= Donna Matthews =

Welsh musician

Donna Lorraine Matthews (born 2 December 1971) is a Welsh musician who was the lead guitarist of the Britpop band Elastica.

==Music career==
When she was 20, Matthews answered an advert in Melody Maker for a guitarist with a new band. She became a member of Elastica, subsequently becoming one of their songwriters and credited for many of their tracks. Matthews left Elastica in the spring of 1999 after the band's output had waned and she had developed a heroin habit.

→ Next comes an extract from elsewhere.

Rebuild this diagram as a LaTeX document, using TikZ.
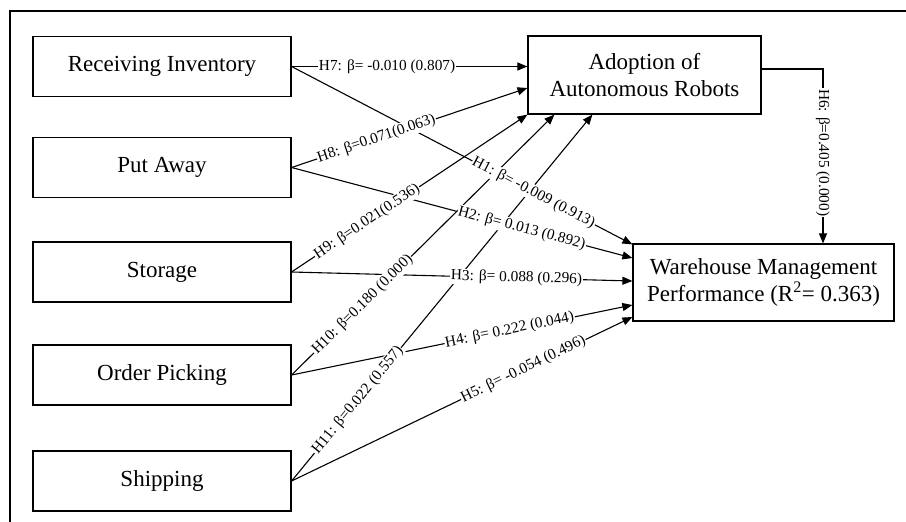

In April 2000 she briefly rejoined the band to play one track, "Connection", at the London Kentish Town Forum after being invited out of the audience by Elastica singer Justine Frischmann.

After shaking off her drug addiction she formed an unnamed band with bassist Isabel Waidner and Catrin Jones. In May 2003 they produced and sold 1000 copies of a single, called "L.O.V.E."

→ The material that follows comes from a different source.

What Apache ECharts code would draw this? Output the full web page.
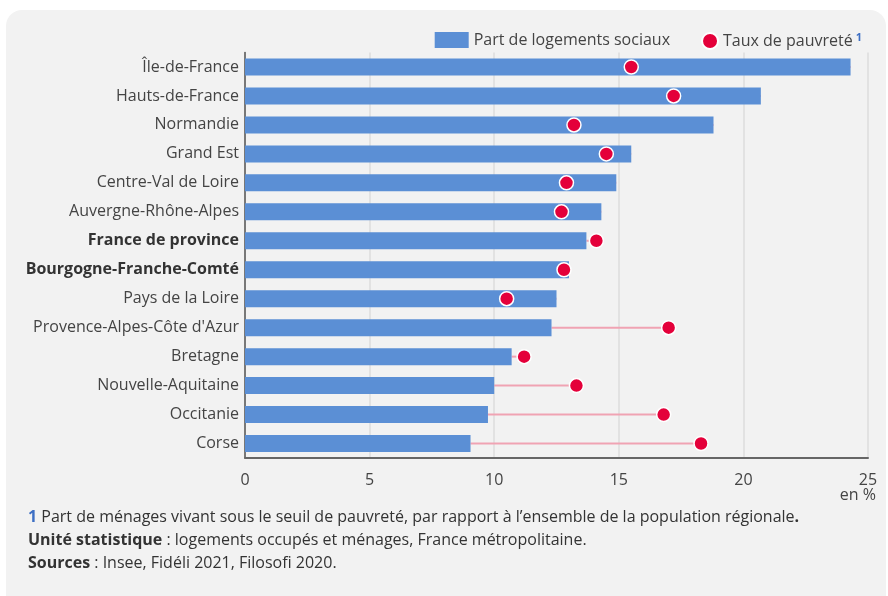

In May 2004, Matthews' new band, Klang (with Waidner and drummer Keisuke Hiratsuka) released their debut album, No Sound is Heard. Klang have not produced any output or news since 2005.

On 21 January 2017 three-quarters of the original line-up of Elastica – Matthews, Annie Holland and Justin Welch – worked together on the remastering of Elastica.

As of 2022, Matthews has a YouTube channel where she uploads mostly improvisational music.

==Other activities==

In 1998, Matthews played the role of glam rocker Polly Small in the film Velvet Goldmine. Matthews and Teenage Fanclub also covered the New York Dolls song, Personality Crisis for the soundtrack.

At some point in the early 2000s, Matthews became a dedicated Christian and went on to study music at the Dartington College of Arts in Devon. Interviewed in 2007 by Artisan magazine, she claimed she was still making music but no longer had a desire to be in the public eye, wanting simply to be "rich in love". After spending some time working as a pastor in Totnes, by 2016 she had become a missionary working with the homeless.